Mais troikistas que a troika e povo que se lixe
A única previsão plausível é a de que o futuro é um país
condenado à austeridade crónica
Ao que parece, as notícias que anunciavam com insistência
que o país já se estava a preparar para o pós- troika, animado pelo sucesso de
algumas emissões nos mercados, eram um pouco exageradas. Ou, pelo menos,
distorcidas, apesar de terem tido origem no próprio Governo. Nada que nos
espante. Afinal de contas, a primeira evidência que ressalta da conferência de
imprensa do ministro das Finanças é que as previsões do Orçamento do Estado
para 2013 pertenciam ao domínio da fantasia. Nem foi preciso o primeiro trimestre
do ano acabar para isso ficar claro.
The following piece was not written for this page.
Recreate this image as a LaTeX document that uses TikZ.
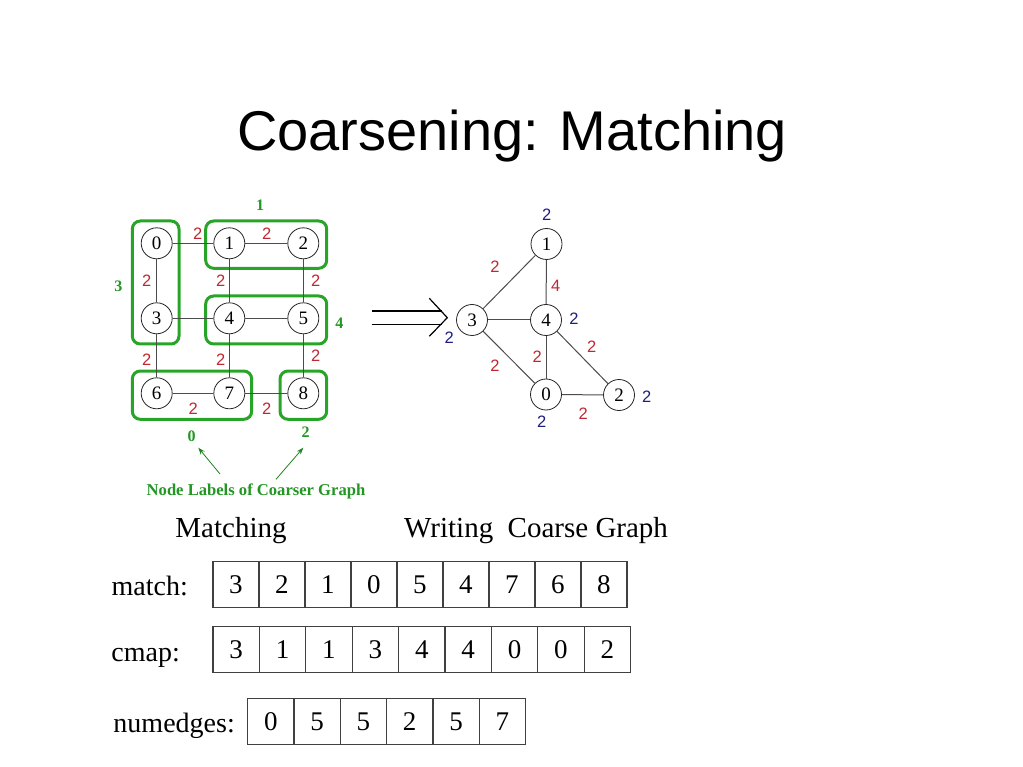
\documentclass[tikz,border=0pt]{standalone}
\usepackage{fontspec}
\setmainfont{Liberation Serif}
\newfontfamily\sansf{Liberation Sans}
\usetikzlibrary{arrows.meta}
\definecolor{grn}{RGB}{40,165,40}
\definecolor{grnt}{RGB}{35,150,35}
\definecolor{redc}{RGB}{190,40,50}
\definecolor{bluec}{RGB}{30,30,130}
\tikzset{
  gnode/.style={circle, draw=black!85, line width=0.8pt, fill=white, minimum size=31pt, inner sep=0pt, font=\fontsize{19}{19}\selectfont},
  edgeln/.style={draw=black!70, line width=1pt},
  mbox/.style={draw=grn, line width=3pt, rounded corners=8pt},
  rl/.style={text=redc, inner sep=0pt, font=\sansf\fontsize{16.5}{16.5}\selectfont},
  bl/.style={text=bluec, inner sep=0pt, font=\sansf\fontsize{16.5}{16.5}\selectfont},
  gl/.style={text=grnt, inner sep=0pt, font=\bfseries\fontsize{16}{16}\selectfont},
  garrow/.style={draw=grn!80!black, line width=0.8pt, -{Stealth[length=7pt,width=5pt]}},
  cell/.style={draw=black!75, line width=1.3pt, minimum height=46pt, inner sep=0pt, anchor=north west, font=\fontsize{27}{27}\selectfont},
  rowlab/.style={anchor=base east, inner sep=0pt, font=\fontsize{28}{28}\selectfont},
  caption/.style={anchor=base, inner sep=0pt, font=\fontsize{29}{29}\selectfont},
  implarrow/.style={draw=black, line width=1.2pt}
}
\begin{document}
\begin{tikzpicture}[x=1pt,y=-1pt]
\useasboundingbox (0,0) rectangle (1023,767);
\fill[white] (0,0) rectangle (1023,767);
% title
\node[anchor=base, inner sep=0pt, font=\sansf\fontsize{56}{56}\selectfont] (title) at (512,151) {Coarsening: Matching};

% ---- left graph
\draw[mbox] (132.3,221) rectangle (179,344);
\draw[mbox] (205.7,221) rectangle (326.7,268.3);
\draw[mbox] (205.7,296) rectangle (326.7,344);
\draw[mbox] (132.3,371) rectangle (251.7,419.3);
\draw[mbox] (280,371) rectangle (326.7,419.3);

\node[gnode] (a0) at (156.7,243.3) {0};
\node[gnode] (a1) at (229.3,243.3) {1};
\node[gnode] (a2) at (303.3,243.3) {2};
\node[gnode] (a3) at (156.7,318.3) {3};
\node[gnode] (a4) at (229.3,318.3) {4};
\node[gnode] (a5) at (303.3,318.3) {5};
\node[gnode] (a6) at (156.7,393.3) {6};
\node[gnode] (a7) at (229.3,393.3) {7};
\node[gnode] (a8) at (303.3,393.3) {8};
\foreach \u/\v in {a0/a1,a1/a2,a0/a3,a1/a4,a2/a5,a3/a4,a4/a5,a3/a6,a4/a7,a5/a8,a6/a7,a7/a8}
  \draw[edgeln] (\u) -- (\v);

\node[rl] (la01) at (197.7,233.3) {2};
\node[rl] (la12) at (266.7,233.3) {2};
\node[rl] (la03) at (146.7,280.7) {2};
\node[rl] (la14) at (220.7,280.7) {2};
\node[rl] (la25) at (315.7,280.7) {2};
\node[rl] (la36) at (146.7,360) {2};
\node[rl] (la47) at (220.7,360) {2};
\node[rl] (la58) at (315.7,355.7) {2};
\node[rl] (la67) at (193.3,408.3) {2};
\node[rl] (la78) at (266.7,408.3) {2};

\node[gl] (g1) at (260,205) {1};
\node[gl] (g3) at (118.3,286) {3};
\node[gl] (g4) at (339.3,323.3) {4};
\node[gl] (g0) at (191.7,436) {0};
\node[gl] (g2) at (305.7,432.7) {2};

\node[inner sep=0pt, text=grnt, font=\bfseries\fontsize{16.6}{16.6}\selectfont] (nlab) at (256,491) {Node Labels of Coarser Graph};
\coordinate (t0a) at (220,474);
\coordinate (t0b) at (198.3,447.7);
\coordinate (t2a) at (276,479.3);
\coordinate (t2b) at (303.3,447.7);
\draw[garrow] (t0a) -- (t0b);
\draw[garrow] (t2a) -- (t2b);

% ---- implies arrow
\coordinate (ia1) at (371.7,311);
\coordinate (ia2) at (442,311);
\coordinate (ib1) at (371.7,324.3);
\coordinate (ib2) at (442,324.3);
\coordinate (tip) at (447.3,317.7);
\coordinate (w1) at (429.3,298.3);
\coordinate (w2) at (429.3,336.3);
\draw[implarrow] (ia1) -- (ia2);
\draw[implarrow] (ib1) -- (ib2);
\draw[implarrow] (w1) -- (tip) -- (w2);

% ---- right graph
\node[gnode] (b1) at (546.5,244) {1};
\node[gnode] (b3) at (472,320) {3};
\node[gnode] (b4) at (546,320) {4};
\node[gnode] (b0) at (546,394.5) {0};
\node[gnode] (b2) at (619,395) {2};
\foreach \u/\v in {b1/b3,b1/b4,b3/b4,b3/b0,b4/b0,b4/b2,b0/b2}
  \draw[edgeln] (\u) -- (\v);

\node[rl] (lb13) at (495,266.7) {2};
\node[rl] (lb14) at (555.7,285.7) {4};
\node[rl] (lb42) at (591.7,346.7) {2};
\node[rl] (lb40) at (537.3,356.7) {2};
\node[rl] (lb30) at (495,365.7) {2};
\node[rl] (lb02) at (583.3,413.3) {2};

\node[bl] (wb1) at (546.7,215) {2};
\node[bl] (wb4) at (574,319) {2};
\node[bl] (wb3) at (449.3,337.7) {2};
\node[bl] (wb0) at (541.7,421.7) {2};
\node[bl] (wb2) at (646.7,396.7) {2};

% ---- captions
\node[caption] (capm) at (231,537) {Matching};
\node[caption, anchor=base west] (capw) at (404,537) {Writing\ \ Coarse Graph};

% ---- arrays
\node[rowlab] (lmatch) at (188,595) {match:};
\node[rowlab] (lcmap) at (180,661) {cmap:};
\node[rowlab] (lnum) at (235,732.5) {numedges:};

\foreach \d [count=\i from 0] in {3,2,1,0,5,4,7,6,8}
  \node[cell, minimum width=46pt] (m\i) at (212.3+46*\i,560.7) {\d};
\foreach \d [count=\i from 0] in {3,1,1,3,4,4,0,0,2}
  \node[cell, minimum width=46.4pt] (c\i) at (212.3+46.4*\i,626) {\d};
\foreach \d [count=\i from 0] in {0,5,5,2,5,7}
  \node[cell, minimum width=46.3pt] (e\i) at (247+46.3*\i,698) {\d};
\end{tikzpicture}
\end{document}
Uma vez mais, as previsões falharam e a já
debilitada credibilidade política do Governo caiu mais uns valentes pontos.
Pelo que é legítimo perguntar se as previsões, muitas das quais dramáticas, que
Vítor Gaspar ontem revelou não pecarão por defeito. O que é grave, uma vez que
estamos sobretudo a falar de pessoas e de postos de trabalho. A previsão de que
a taxa de desemprego poderá situar-se acima dos 18% até 2015 — atingindo um
pico de 19% no final deste ano, segundo o ministro — é uma sentença terrível
para o futuro, um sinal de que a esperança numa recuperação, por ténue que
seja, ainda vem longe, ao contrário do que o Governo deixara antever. A
previsão de que o PIB cairá 2,3% é o sintoma de uma economia em recuo, de um
país que empobrece, de uma sociedade cada vez mais asfixiada. A terapia da
austeridade não melhorou as coisas; pelo contrário, a cura fragilizou ainda
mais o doente. E a queda vai continuar. Por mais que a troika diga que o país
está no bom caminho, mais ninguém, excepto (ou talvez já nem mesmo) o Governo,
consegue dizer o mesmo.
Mesmo assim, o Governo e a troika parecem ensaiar agora
alguma mudança do discurso. O alargamento do prazo para cumprir as metas do
défice e para cumprir os cortes de quatro mil milhões de euros do Estado
significam que poderá não haver agravamento da austeridade, o que é positivo.
Muito provavelmente um sinal de que os credores começam a ficar assustados com
as consequências da austeridade que querem impor de forma implacável aos países
do Sul. E de que esse susto terá dois nomes: Beppe Grillo e Silvio Berlusconi,
os políticos que nas recentes eleições italianas derrotaram os
“bem-comportados” Bersani e Monti.
A política financeira de um país sob tutela faz-se sob o signo
da Europa. Mas andaram mal o PSD e o CDS ao criticarem o “desenho original” do
memorando, para justificar o alargamento das metas. Governo e partidos da
maioria alinharam muito tempo pelo diapasão do “mais troikistas do que a
troika”. O executivo acreditou no memorando com a firmeza e a convicção dos
bons alunos. O dogma da austeridade arrastou o país para o fundo e só agora o
Governo aceita (sem o reconhecer) que são precisos prazos mais dilatados e
terapias mais suaves. Mas o futuro é um país condenado à austeridade crónica
que durará muitos anos. E isso já não é possível esconder após esta avaliação
da troika. A tragédia do bom aluno é uma derrota inapelável do Governo.